The Leave campaign's cheerleader-in-chief today clutched a pasty and gave a Richard Nixon-style salute as he got off the bus in Truro, west Cornwall, on the start of a nationwide tour ahead of the June 23 referendum.
It also emerged the bus they were traveling on was from Poland. 'In' campaigners called it "Boris's blunder bus".
The term “Cornish pasty” was in 2011 given protected status by the European Commission to prevent cheap knock-offs being produced elsewhere in the country.
The stipulation means Cornish pasties can only be produced in Cornwall to a particular recipe that includes “uncooked mince or chunks of beef with swede, potato and onion and a light seasoning".

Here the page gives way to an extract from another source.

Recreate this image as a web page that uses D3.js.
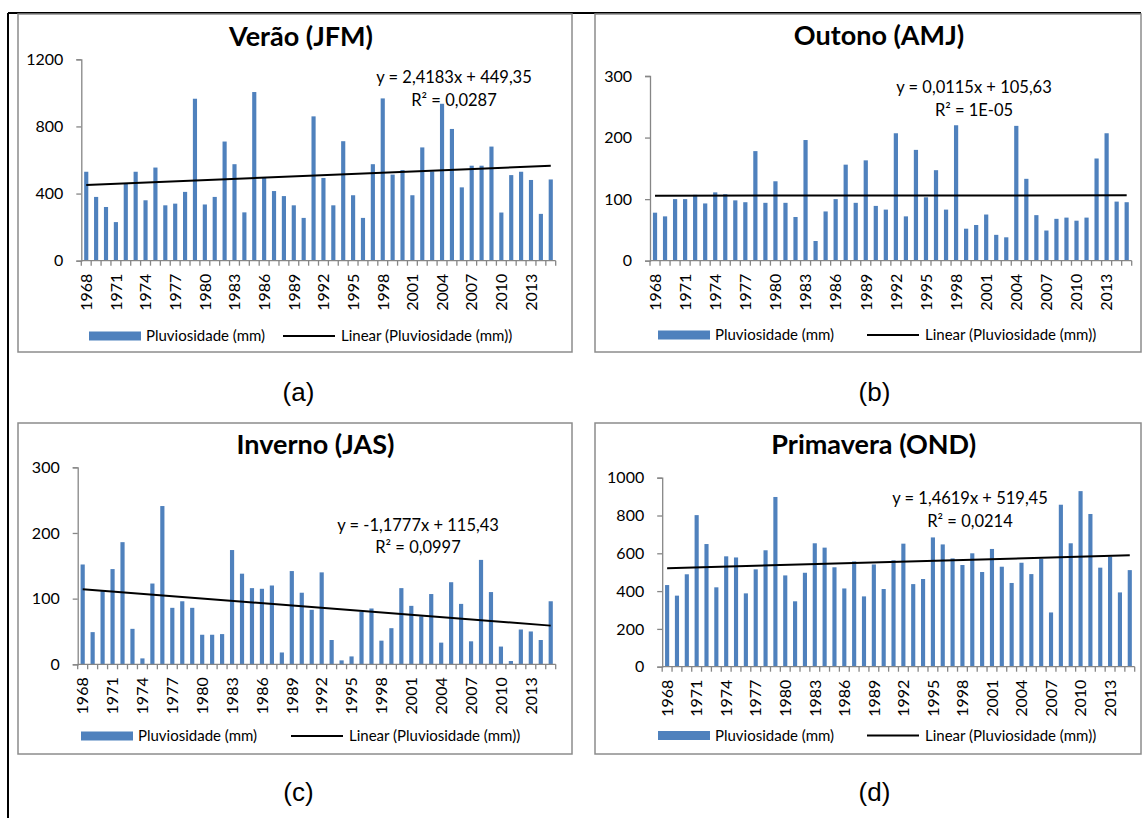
<!DOCTYPE html>
<html>
<head>
<meta charset="utf-8">
<script src="https://cdn.jsdelivr.net/npm/d3@7"></script>
<style>
  body { margin: 0; background: #fff; }
  svg { display: block; }
</style>
</head>
<body>
<div id="chart"></div>
<script>
// Data

const years = [
  1968, 1969, 1970, 1971, 1972, 1973, 1974, 1975, 1976, 1977, 1978, 1979,
  1980, 1981, 1982, 1983, 1984, 1985, 1986, 1987, 1988, 1989, 1990, 1991,
  1992, 1993, 1994, 1995, 1996, 1997, 1998, 1999, 2000, 2001, 2002, 2003,
  2004, 2005, 2006, 2007, 2008, 2009, 2010, 2011, 2012, 2013, 2014, 2015
];

// Pluviosidade (mm) per season
const verao = [
  530, 380, 320, 230, 460, 530, 360, 555, 330, 340, 410, 965,
  335, 380, 710, 575, 288, 1005, 495, 415, 385, 330, 255, 860,
  493, 330, 712, 390, 255, 575, 967, 513, 540, 390, 675, 532,
  935, 785, 437, 566, 566, 680, 287, 510, 530, 481, 279, 484
];
const outono = [
  78, 72, 100, 100, 107, 93, 111, 108, 98, 95, 178, 94,
  129, 94, 71, 196, 32, 80, 100, 156, 94, 163, 89, 83,
  207, 72, 180, 103, 147, 83, 220, 52, 58, 75, 42, 38,
  219, 133, 74, 49, 68, 70, 65, 70, 166, 207, 96, 95
];
const inverno = [
  152, 49, 112, 145, 186, 54, 9, 123, 241, 86, 96, 86,
  45, 45, 46, 174, 138, 116, 115, 120, 18, 142, 109, 83,
  140, 37, 6, 12, 80, 85, 36, 55, 116, 89, 73, 107,
  33, 125, 92, 35, 159, 110, 27, 5, 53, 50, 37, 96
];
const primavera = [
  432, 376, 489, 802, 649, 420, 584, 578, 388, 515, 616, 898,
  483, 346, 497, 653, 630, 526, 414, 557, 372, 541, 411, 563,
  651, 437, 464, 684, 647, 573, 538, 600, 501, 623, 529, 443,
  550, 490, 570, 287, 857, 653, 929, 808, 524, 582, 393, 511
];

// Linear trend lines (x = 1 .. 48)
const trendSlope = [2.4183, 0.0115, -1.1777, 1.4619];
const trendIntercept = [449.35, 105.63, 115.43, 519.45];
const equationLabels = ['y = 2,4183x + 449,35', 'y = 0,0115x + 105,63', 'y = -1,1777x + 115,43', 'y = 1,4619x + 519,45'];
const r2Labels = ['R² = 0,0287', 'R² = 1E-05', 'R² = 0,0997', 'R² = 0,0214'];

const titles = ['Verão (JFM)', 'Outono (AMJ)', 'Inverno (JAS)', 'Primavera (OND)'];
const tags = ['(a)', '(b)', '(c)', '(d)'];
const yTicks = [[0, 400, 800, 1200], [0, 100, 200, 300], [0, 100, 200, 300], [0, 200, 400, 600, 800, 1000]];
const yMax = [1200, 300, 300, 1000];
const xLabelYears = [1968, 1971, 1974, 1977, 1980, 1983, 1986, 1989, 1992, 1995, 1998, 2001, 2004, 2007, 2010, 2013];

const seriesName = 'Pluviosidade (mm)';
const trendName = 'Linear (Pluviosidade (mm))';


// Chart setup

const width = 1147;
const height = 818;
const svg = d3.select('#chart')
  .append('svg')
  .attr('width', width)
  .attr('height', height);

const font = 'Lato, "Open Sans", sans-serif';
const barColor = '#4f81bd';
const axisColor = '#868686';

// outer frame of the figure
svg.append('line')
  .attr('x1', 8).attr('y1', 13).attr('x2', 8).attr('y2', height)
  .attr('stroke', '#000').attr('stroke-width', 2);
svg.append('line')
  .attr('x1', 8).attr('y1', 13).attr('x2', 1141).attr('y2', 13)
  .attr('stroke', '#000').attr('stroke-width', 2);

// layout of each panel (box, plot area, text anchors)
const layout = [
  { box: [18, 14, 572, 352], x0: 81.3, x1: 555.7, yBase: 260.7, yTop: 59.3, titleX: 301, titleY: 46,
    eqX: 454, eqY: 83, r2Y: 106, legRect: 89, legLine: 283, legY: 336, tagX: 298.5, tagY: 401 },
  { box: [595, 14, 1141, 352], x0: 650, x1: 1131.7, yBase: 260.7, yTop: 76, titleX: 879, titleY: 45,
    eqX: 974, eqY: 93, r2Y: 116, legRect: 658, legLine: 867, legY: 335, tagX: 874.5, tagY: 401 },
  { box: [18, 423, 572, 754], x0: 77.7, x1: 555.7, yBase: 664.3, yTop: 467.3, titleX: 315.5, titleY: 454,
    eqX: 418, eqY: 530.7, r2Y: 553.3, legRect: 81, legLine: 291, legY: 736, tagX: 298.5, tagY: 801 },
  { box: [595, 423, 1141, 754], x0: 662.2, x1: 1134.7, yBase: 666.7, yTop: 477.7, titleX: 873.7, titleY: 454,
    eqX: 970, eqY: 504, r2Y: 526.7, legRect: 658, legLine: 867, legY: 735.5, tagX: 874.5, tagY: 801 }
];

const seriesList = [verao, outono, inverno, primavera];

seriesList.forEach((values, i) => {
  const L = layout[i];
  const g = svg.append('g').attr('class', 'panel');

  // panel border
  g.append('rect')
    .attr('x', L.box[0]).attr('y', L.box[1])
    .attr('width', L.box[2] - L.box[0]).attr('height', L.box[3] - L.box[1])
    .attr('fill', '#fff')
    .attr('stroke', '#8c8c8c').attr('stroke-width', 1.5);

  // scales
  const x = d3.scaleBand()
    .domain(years)
    .range([L.x0, L.x1])
    .padding(0);
  const y = d3.scaleLinear()
    .domain([0, yMax[i]])
    .range([L.yBase, L.yTop]);

  // bars
  const barW = x.step() * 0.42;
  g.append('g')
    .selectAll('rect')
    .data(values)
    .enter().append('rect')
    .attr('x', (d, j) => x(years[j]) + x.bandwidth() / 2 - barW / 2)
    .attr('y', d => y(d))
    .attr('width', barW)
    .attr('height', d => y(0) - y(d))
    .attr('fill', barColor);

  // y axis
  const yAxis = g.append('g')
    .attr('transform', `translate(${L.x0},0)`)
    .call(d3.axisLeft(y).tickValues(yTicks[i]).tickSize(5).tickPadding(13).tickFormat(d3.format('d')));
  yAxis.select('.domain').attr('stroke', axisColor).attr('stroke-width', 1.3);
  yAxis.selectAll('.tick line').attr('stroke', axisColor).attr('stroke-width', 1.3);
  yAxis.selectAll('.tick text')
    .attr('fill', '#000')
    .style('font-family', font)
    .style('font-size', '16px');

  // x axis: tick marks at every category boundary
  const xAxis = g.append('g').attr('class', 'x-axis');
  xAxis.append('line')
    .attr('x1', L.x0).attr('x2', L.x1)
    .attr('y1', L.yBase).attr('y2', L.yBase)
    .attr('stroke', axisColor).attr('stroke-width', 1.3);
  xAxis.selectAll('line.tick')
    .data(years.concat([null]))
    .enter().append('line')
    .attr('class', 'tick')
    .attr('x1', (d, j) => L.x0 + j * x.step())
    .attr('x2', (d, j) => L.x0 + j * x.step())
    .attr('y1', L.yBase).attr('y2', L.yBase + 5)
    .attr('stroke', axisColor).attr('stroke-width', 1.3);
  xAxis.selectAll('text')
    .data(xLabelYears)
    .enter().append('text')
    .attr('transform', d => `translate(${x(d) + x.bandwidth() / 2},${L.yBase + 13}) rotate(-90)`)
    .attr('dy', '0.36em')
    .attr('text-anchor', 'end')
    .style('font-family', font)
    .style('font-size', '16px')
    .text(d => d);

  // linear trend line
  const t0 = trendSlope[i] * 1 + trendIntercept[i];
  const t1 = trendSlope[i] * years.length + trendIntercept[i];
  g.append('line')
    .attr('x1', x(years[0]) + x.bandwidth() / 2)
    .attr('y1', y(t0))
    .attr('x2', x(years[years.length - 1]) + x.bandwidth() / 2)
    .attr('y2', y(t1))
    .attr('stroke', '#000').attr('stroke-width', 2);

  // title
  g.append('text')
    .attr('x', L.titleX).attr('y', L.titleY)
    .attr('text-anchor', 'middle')
    .style('font-family', font)
    .style('font-size', '27px')
    .style('font-weight', 'bold')
    .text(titles[i]);

  // equation
  g.append('text')
    .attr('x', L.eqX).attr('y', L.eqY)
    .attr('text-anchor', 'middle')
    .style('font-family', font)
    .style('font-size', '16.5px')
    .text(equationLabels[i]);
  g.append('text')
    .attr('x', L.eqX).attr('y', L.r2Y)
    .attr('text-anchor', 'middle')
    .style('font-family', font)
    .style('font-size', '16.5px')
    .text(r2Labels[i]);

  // legend
  g.append('rect')
    .attr('x', L.legRect).attr('y', L.legY - 4.5)
    .attr('width', 52).attr('height', 9)
    .attr('fill', barColor);
  g.append('text')
    .attr('x', L.legRect + 57).attr('y', L.legY)
    .attr('dy', '0.35em')
    .style('font-family', font)
    .style('font-size', '15px')
    .text(seriesName);
  g.append('line')
    .attr('x1', L.legLine).attr('x2', L.legLine + 52)
    .attr('y1', L.legY).attr('y2', L.legY)
    .attr('stroke', '#000').attr('stroke-width', 2);
  g.append('text')
    .attr('x', L.legLine + 58).attr('y', L.legY)
    .attr('dy', '0.35em')
    .style('font-family', font)
    .style('font-size', '15px')
    .text(trendName);

  // panel tag
  svg.append('text')
    .attr('x', L.tagX).attr('y', L.tagY)
    .attr('text-anchor', 'middle')
    .style('font-family', '"Liberation Sans", Arial, sans-serif')
    .style('font-size', '26px')
    .text(tags[i]);
});
</script>
</body>
</html>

James McGrory, chief campaign spokesman for the Stronger In campaign pushing for the UK to stay in the EU, said: “Were it not for the EU’s Protected Geographical Indication laws, our great Cornish pasties could be priced out by cheap pastiche pasties produced anywhere else in the world.
"For makers of iconic British produce like Cornish pasties, the EU keeps us stronger, safer and better off.
"Leaving and adopting the Leave campaigns’ pie-in-the-sky economic plans will hit our economy to the tune of £4,300 a year for the average family. We are all stronger on Europe, while leaving would be a leap in the dark.”
Cornish pasty makers were staying on the fence.
A statement from the Cornish Pasty Association, which led the campaign for protected status, said: “In terms of the protected status of the Cornish pasty in the event of Britain leaving the EU, the CPA’s understanding is that the EU does have a system where arrangements can be made with countries outside the EU, but the CPA is unable to comment further at this time about the potential outcome."
The 'In' campaign said the the £400,000 giant Vote Leave campaign bus would cost an extra £56,000 if Britain left the EU.
Under World Trade Organisation rules, a 13 per cent tariff on vehicles that transport 10 or more people would be added.
Production of the vehicle starts in Poland, before being finished off in Germany and distributed around the continent.